The literary bent of much of the work was appropriate for a show that took its inspiration from a book. However, within this overall framework, the art broke down into four major categories: work that depicted dehumanization and human alienation, sculpture that represented surreal machines and assembled environments, overtly emblematic work using words, and a unique optimistic section featuring architectural drawings and models. The show did not adhere to Orwell’s book in a literal sense but drew it’s theme from Orwell’s vision and what it has come to mean.
Dehumanization
The theme of dehumanization was the subject matter of many works in a variety of media. None was clearer or more appropriate to the exhibition than Portrait, a video tape by Harmut Lerch and Claus Holtz which consists of 100,000 photographic portraits viewed consecutively at a gradually increasing rate, up to 20,000 faces per second. As the photographs (which share a common eye level) are shown more and more rapidly, they gradually blur together into one homogenized image, a sexless, expressionless face neither beautiful nor ugly. This is a straightforward work about conformity and lack of uniqueness, yet its simplicity (in conception, not execution) does not detract from the strength of its message leading the viewer to fantasize about futuristic uniform societies produced by cloning. The vision is pure 1984.
Other, more traditional works also deal with dehumanization. George Segal’s Machine of the Year Time Magazine Cover January 3, 1983 consists of a ghost-like man and wife sitting in a room with brightly lit computer screens reminiscent of 1984’s omnipresent “telescreens.” The contrast of the typically bored and depressed Segal figures and the more radiant computers speak of a time when man has lost control to machines. Like many other works in the show the people here are passive victims of something more powerful (as Big Brother). As opposed to many exhibitions of political art, there are very few distinct villains (generals, police) but a host of victims. The villains in the show tend to be machines or impersonal groups.
One notable villain is Nancy Grossman’s R.A.D. This sculpture is an obvious S/M image-covered with black leather and zippers. However, this is not really a human image but a representation of man-as-machine, a certain candidate for Orwell’s semi-human “thought police.”
Machines
Alice Aycock’s The Theory of Twilight (Prayers for the Undoing of Spells) is a viciously beautiful machine consisting of bright metal curved knives. When set in motion by a machine clearly visible in the back, the knives whirl in aesthetically pleasing patterns but with an undeniable threat of violence. One if reminded of Kafka’s Penal Colony and its brutal machine but also of the allure that machine had for characters in the story. While its threatening quality seems appropriate for the 1984 theme, there is a homemade quality to Theory of Twilight that looks unique and “artistic” rather than high-tech.

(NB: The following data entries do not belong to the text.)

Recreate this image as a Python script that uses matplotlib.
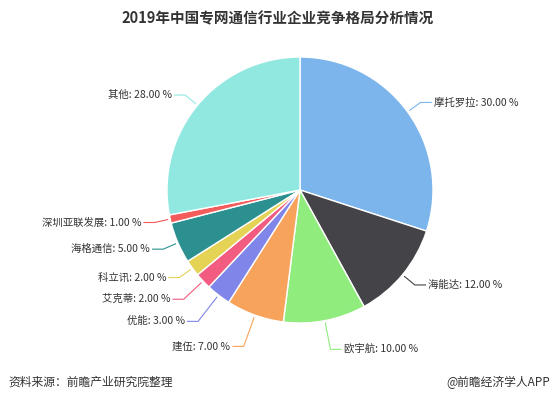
import matplotlib
matplotlib.use("Agg")
import matplotlib.pyplot as plt
import numpy as np

plt.rcParams['font.family'] = ['Noto Sans CJK SC', 'DejaVu Sans']

labels = ["摩托罗拉", "海能达", "欧宇航", "建伍", "优能", "艾克蒂", "科立讯", "海格通信", "深圳亚联发展", "其他"]
values = [30.0, 12.0, 10.0, 7.0, 3.0, 2.0, 2.0, 5.0, 1.0, 28.0]
colors = ["#7cb5ec", "#434348", "#90ed7d", "#f7a35c", "#8085e9", "#f15c80",
          "#e4d354", "#2b908f", "#f45b5b", "#91e8e1"]
label_r = [1.12, 1.12, 1.22, 1.25, 1.25, 1.2, 1.12, 1.12, 1.12, 1.12]

fig = plt.figure(figsize=(5.56, 4.0), dpi=100)
ax = fig.add_axes([(300-133)/556, (400-190-133)/400, 266/556, 266/400])
wedges, _ = ax.pie(values, colors=colors, startangle=90, counterclock=False,
                   wedgeprops=dict(edgecolor="white", linewidth=1))
ax.set_aspect('equal')
ax.set_xlim(-1, 1); ax.set_ylim(-1, 1)

for w, lab, v, c, r2 in zip(wedges, labels, values, colors, label_r):
    ang = np.deg2rad((w.theta1 + w.theta2) / 2)
    x, y = np.cos(ang), np.sin(ang)
    side = 1 if x >= 0 else -1
    r1 = 1.02
    ex, ey = r2 * x, r2 * y
    ax.plot([r1*x, ex, ex + side*0.08], [r1*y, ey, ey], color=c, lw=0.8, clip_on=False)
    ax.text(ex + side*0.1, ey, f"{lab}: {v:.2f} %", ha="left" if side > 0 else "right",
            va="center", fontsize=7.5, color="#333333")

fig.text(0.5, 0.955, "2019年中国专网通信行业企业竞争格局分析情况", ha="center", va="center",
         fontsize=10.5, fontweight="bold", color="#333333")
fig.text(0.015, 0.045, "资料来源：前瞻产业研究院整理", ha="left", va="center", fontsize=8.5, color="#333333")
fig.text(0.99, 0.045, "@前瞻经济学人APP", ha="right", va="center", fontsize=8.5, color="#333333")
fig.savefig("out.png", dpi=100)
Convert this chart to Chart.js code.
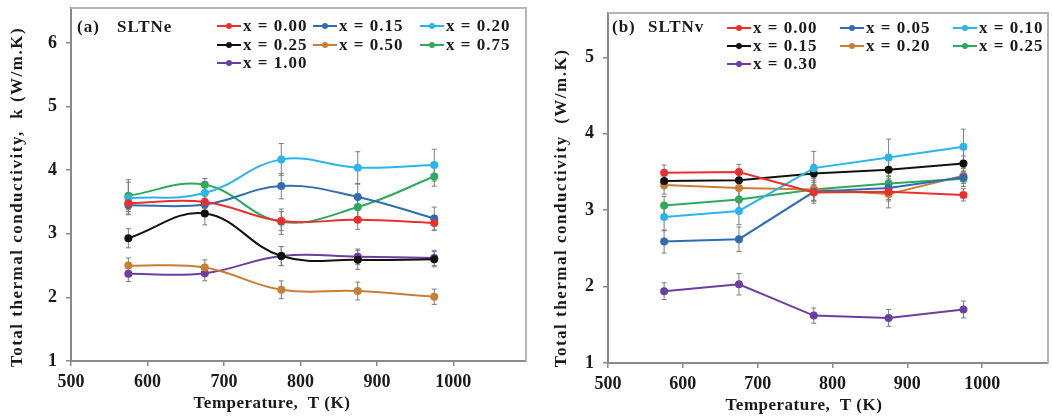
<!DOCTYPE html>
<html>
<head>
<meta charset="utf-8">
<script src="https://cdn.jsdelivr.net/npm/chart.js@4.4.1/dist/chart.umd.min.js"></script>
<style>
  body { margin: 0; background: #fff; }
  #wrap { position: relative; width: 1052px; height: 418px; }
  canvas { position: absolute; top: 0; }
</style>
</head>
<body>
<div id="wrap">
  <canvas id="chartA" width="530" height="418" style="left:0"></canvas>
  <canvas id="chartB" width="522" height="418" style="left:530px"></canvas>
</div>
<script>
// temperatures (K)
const temps = [575, 675, 775, 875, 975];
const xTicks = [500, 600, 700, 800, 900, 1000];
const yTicksA = [1, 2, 3, 4, 5, 6];
const yTicksB = [1, 2, 3, 4, 5];

// (a) SLTNe
const labelsA = ['x = 0.00', 'x = 0.15', 'x = 0.20', 'x = 0.25', 'x = 0.50', 'x = 0.75', 'x = 1.00'];
const kA000 = [3.48, 3.50, 3.20, 3.22, 3.17];
const kA015 = [3.45, 3.46, 3.75, 3.58, 3.24];
const kA020 = [3.56, 3.64, 4.17, 4.04, 4.08];
const kA025 = [2.93, 3.32, 2.65, 2.59, 2.60];
const kA050 = [2.50, 2.47, 2.12, 2.10, 2.01];
const kA075 = [3.60, 3.77, 3.19, 3.42, 3.90];
const kA100 = [2.37, 2.38, 2.65, 2.64, 2.62];
const errA000 = [0.10, 0.10, 0.15, 0.15, 0.12];
const errA015 = [0.15, 0.10, 0.20, 0.20, 0.18];
const errA020 = [0.25, 0.18, 0.25, 0.25, 0.25];
const errA025 = [0.15, 0.18, 0.15, 0.15, 0.12];
const errA050 = [0.12, 0.12, 0.14, 0.14, 0.12];
const errA075 = [0.25, 0.10, 0.20, 0.20, 0.15];
const errA100 = [0.12, 0.12, 0.15, 0.12, 0.12];

// (b) SLTNv
const labelsB = ['x = 0.00', 'x = 0.05', 'x = 0.10', 'x = 0.15', 'x = 0.20', 'x = 0.25', 'x = 0.30'];
const kB000 = [3.49, 3.50, 3.23, 3.24, 3.20];
const kB005 = [2.59, 2.62, 3.24, 3.29, 3.43];
const kB010 = [2.91, 2.99, 3.55, 3.69, 3.83];
const kB015 = [3.38, 3.39, 3.48, 3.53, 3.61];
const kB020 = [3.33, 3.29, 3.27, 3.21, 3.45];
const kB025 = [3.06, 3.14, 3.27, 3.35, 3.41];
const kB030 = [1.94, 2.03, 1.62, 1.59, 1.70];
const errB000 = [0.10, 0.10, 0.10, 0.12, 0.08];
const errB005 = [0.15, 0.16, 0.15, 0.15, 0.12];
const errB010 = [0.18, 0.18, 0.22, 0.24, 0.23];
const errB015 = [0.10, 0.10, 0.12, 0.12, 0.10];
const errB020 = [0.12, 0.12, 0.15, 0.18, 0.10];
const errB025 = [0.12, 0.12, 0.15, 0.15, 0.10];
const errB030 = [0.11, 0.14, 0.10, 0.11, 0.11];

const colors = {
    red: '#e8312f',
    blue: '#2f6db0',
    cyan: '#2bb5ea',
    black: '#111111',
    orange: '#c97d35',
    green: '#2fa95f',
    purple: '#6b3fa0'
};
const serif = '"Liberation Serif", "DejaVu Serif", serif';

function makeSets(labels, series, errs, cols, tension) {
    return series.map((vals, i) => ({
        label: labels[i],
        data: temps.map((t, j) => ({ x: t, y: vals[j] })),
        errors: errs[i],
        borderColor: cols[i],
        backgroundColor: cols[i],
        pointBackgroundColor: cols[i],
        pointBorderColor: cols[i],
        pointRadius: 4,
        pointBorderWidth: 0,
        borderWidth: 2,
        tension: tension
    }));
}

// error bars, box, titles and the in-plot legend
const panelPlugin = {
    id: 'panel',
    beforeDatasetsDraw(chart) {
        const ctx = chart.ctx;
        const xs = chart.scales.x, ys = chart.scales.y;
        ctx.save();
        ctx.strokeStyle = '#7d7d7d';
        ctx.lineWidth = 1;
        chart.data.datasets.forEach(ds => {
            ds.data.forEach((p, i) => {
                const e = ds.errors[i];
                const px = xs.getPixelForValue(p.x);
                const top = ys.getPixelForValue(p.y + e);
                const bot = ys.getPixelForValue(p.y - e);
                ctx.beginPath();
                ctx.moveTo(px, top); ctx.lineTo(px, bot);
                ctx.moveTo(px - 2.5, top); ctx.lineTo(px + 2.5, top);
                ctx.moveTo(px - 2.5, bot); ctx.lineTo(px + 2.5, bot);
                ctx.stroke();
            });
        });
        ctx.restore();
    },
    afterDraw(chart, args, opts) {
        const ctx = chart.ctx;
        const a = chart.chartArea;
        ctx.save();

        // light frame on top and right
        ctx.strokeStyle = '#b4b4b4';
        ctx.lineWidth = 2;
        ctx.beginPath();
        ctx.moveTo(a.left, a.top);
        ctx.lineTo(a.right, a.top);
        ctx.lineTo(a.right, a.bottom);
        ctx.stroke();

        ctx.fillStyle = '#1a1a1a';
        ctx.font = 'bold 17px ' + serif;

        // axis titles
        ctx.textAlign = 'center';
        ctx.textBaseline = 'middle';
        ctx.letterSpacing = '0.5px';
        ctx.fillText(opts.xTitle, opts.xTitlePos[0], opts.xTitlePos[1]);
        ctx.save();
        ctx.letterSpacing = '1.5px';
        ctx.translate(opts.yTitlePos[0], opts.yTitlePos[1]);
        ctx.rotate(-Math.PI / 2);
        ctx.fillText(opts.yTitle, 0, 0);
        ctx.restore();

        // panel tag
        ctx.textAlign = 'left';
        ctx.letterSpacing = '1px';
        ctx.fillText(opts.tag[0], opts.tagPos[0], opts.tagPos[2]);
        ctx.fillText(opts.tag[1], opts.tagPos[1], opts.tagPos[2]);

        // legend, three columns
        chart.data.datasets.forEach((ds, i) => {
            const cx = opts.legendCols[i % 3];
            const cy = opts.legendRows[Math.floor(i / 3)];
            ctx.strokeStyle = ds.borderColor;
            ctx.fillStyle = ds.borderColor;
            ctx.lineWidth = 2;
            ctx.beginPath();
            ctx.moveTo(cx, cy); ctx.lineTo(cx + 24, cy);
            ctx.stroke();
            ctx.beginPath();
            ctx.arc(cx + 12, cy, 3, 0, Math.PI * 2);
            ctx.fill();
            ctx.fillStyle = '#1a1a1a';
            ctx.fillText(ds.label, cx + 26, cy + 1);
        });
        ctx.restore();
    }
};

function axisOpts(min, max, ticks, size, pad) {
    return {
        type: 'linear',
        min: min,
        max: max,
        afterFit: s => {
            // fixed axis size, and no extra room for end labels
            if (s.axis === 'x') s.height = size; else s.width = size;
            s.paddingTop = 0; s.paddingBottom = 0;
            s.paddingLeft = 0; s.paddingRight = 0;
        },
        afterBuildTicks: s => {
            s.ticks = ticks.map(v => ({ value: v }));
        },
        border: { display: true, color: '#8a8a8a', width: 2 },
        grid: { display: true, drawOnChartArea: false, drawTicks: true, tickLength: 5, color: '#8a8a8a', lineWidth: 1.5 },
        ticks: {
            color: '#1a1a1a',
            padding: pad,
            callback: v => String(v),
            font: { family: serif, size: 18, weight: 'bold' }
        }
    };
}

new Chart(document.getElementById('chartA'), {
    type: 'line',
    data: {
        datasets: makeSets(labelsA,
            [kA000, kA015, kA020, kA025, kA050, kA075, kA100],
            [errA000, errA015, errA020, errA025, errA050, errA075, errA100],
            [colors.red, colors.blue, colors.cyan, colors.black, colors.orange, colors.green, colors.purple],
            0.4)
    },
    options: {
        responsive: false,
        animation: false,
        devicePixelRatio: 1,
        layout: { padding: { top: 8, right: 2, left: 0, bottom: 0 } },
        scales: {
            x: axisOpts(500, 1095, xTicks, 57, 6),
            y: axisOpts(1, 6.55, yTicksA, 71, 9)
        },
        plugins: {
            legend: { display: false },
            tooltip: { enabled: false },
            panel: {
                xTitle: 'Temperature,  T (K)',
                xTitlePos: [272, 404],
                yTitle: 'Total thermal conductivity,  k (W/m.K)',
                yTitlePos: [18, 197],
                tag: ['(a)', 'SLTNe'],
                tagPos: [77, 117, 28],
                legendCols: [217, 313, 420],
                legendRows: [26, 45, 63]
            }
        }
    },
    plugins: [panelPlugin]
});

new Chart(document.getElementById('chartB'), {
    type: 'line',
    data: {
        datasets: makeSets(labelsB,
            [kB000, kB005, kB010, kB015, kB020, kB025, kB030],
            [errB000, errB005, errB010, errB015, errB020, errB025, errB030],
            [colors.red, colors.blue, colors.cyan, colors.black, colors.orange, colors.green, colors.purple],
            0)
    },
    options: {
        responsive: false,
        animation: false,
        devicePixelRatio: 1,
        layout: { padding: { top: 13, right: 2, left: 0, bottom: 0 } },
        scales: {
            x: axisOpts(500, 1088, xTicks, 55, 6),
            y: axisOpts(1, 5.58, yTicksB, 78, 9)
        },
        plugins: {
            legend: { display: false },
            tooltip: { enabled: false },
            panel: {
                xTitle: 'Temperature,  T (K)',
                xTitlePos: [274, 406],
                yTitle: 'Total thermal conductivity  (W/m.K)',
                yTitlePos: [32, 208],
                tag: ['(b)', 'SLTNv'],
                tagPos: [82, 118, 28],
                legendCols: [197, 310, 423],
                legendRows: [28, 46, 64]
            }
        }
    },
    plugins: [panelPlugin]
});
</script>
</body>
</html>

There is no more appropriate work in the exhibition that The One Who Sees All, a small mixed media construction. The piece contains a quotation from 1984: “With Big Brother, ignorance is strength, freedom is slavery, war is peace.” The party slogans repeatedly broadcast to Oceana residents. At the center of the piece is an inoperative camera lens, reminding us that “Big Brother is watching.” While this work is one of the few to draw its inspiration directly from 1984, it is nonetheless comprehensible to those who have not read the book since its basic message is so widely understood. The One Who Sees All, like Aycock’s piece, also looks homemade, and seems a bit too personal for Big Brother’s eye but both devices give an interesting sense of man’s relationship to the machine.
Words
The work in 1984 that contained words occupied a large percentage of the space and included many of the most problematic works. While some managed to utilize the written word in an aesthetically consistent and thematically compelling manner, others lost strength by a disjunction between word and image. One of the most satisfying “emblematic” works was John Fekner’s Changing Channels Switching Stations Under Control of the Television Nation (Beauty’s Only Screen Deep). The work consists of three elements: A black television set with a racing digital clock replacing the picture tube, two photographs of a Music Radio 77 television commercial with NOTV written over them, and a droning loop tape condemning the tube (including in its text the title of the work). What was impressive about the piece was how well its seemingly disparate elements were integrated. The digital clock looked at home in the television and its quick pace (24 hours every 15 seconds) evoked wasted time. The tape was as boring and repetitive as television tends to be. The photograph showed the exceptionally juvenile images that make you want to watch NOTV.
Architecture
While most of the exhibition offers horrific images of the future or present, the section devoted to architecture is surprisingly optimistic in some cases downright utopian. For example, James Rossant’s drawings for the new capital of Tanzania, Dodoma, showed a hopeful and idealistic vision of what architecture and urban planning should do. In carefully contrived steps, the city that is now just beginning to be constructed will grow into a modern capital. The drawings and explanatory notes show the well-organized terraces where governmental offices and hotel rooms will sprout up and one senses that Rossant really believes it will happen. Located next to Segal’s Machine of the Year this project is refreshingly hopeful. This optimism, of course, is not surprising in architecture. No one would intentionally commission a wholeheartedly negative building. When true irony does appear as in the giant nonfunctional TV antenna atop Venturi’s Guild House (an old folk’s home) it is considered cruel. Negative fantasy architecture, like Piranesi’s or Robert Morris’ prisons, have traditionally been the domain of visual artists, not architects. Architects, unlike painters and sculptors, are paid to make things better.
In Feldman’s press release, there is a quotation from 1984:
“All that they did was to keep alive in him the belief, or hope, that others besides himself were the enemies of the Party. Perhaps the rumors of vast underground conspiracies were true after all perhaps the Brotherhood really existed! It was impossible, in spite of the endless arrests and confessions and executions, to be sure that the Brotherhood was not simply a myth. Some days he believed in it, some days not.”
This exhibition meant to show us that Big Brother does exist and that there is a Brotherhood fighting back. In this sense the show was hopeful as was last year’s no-nukes show. The content, however, of most of the work was as depressing as reading the morning paper.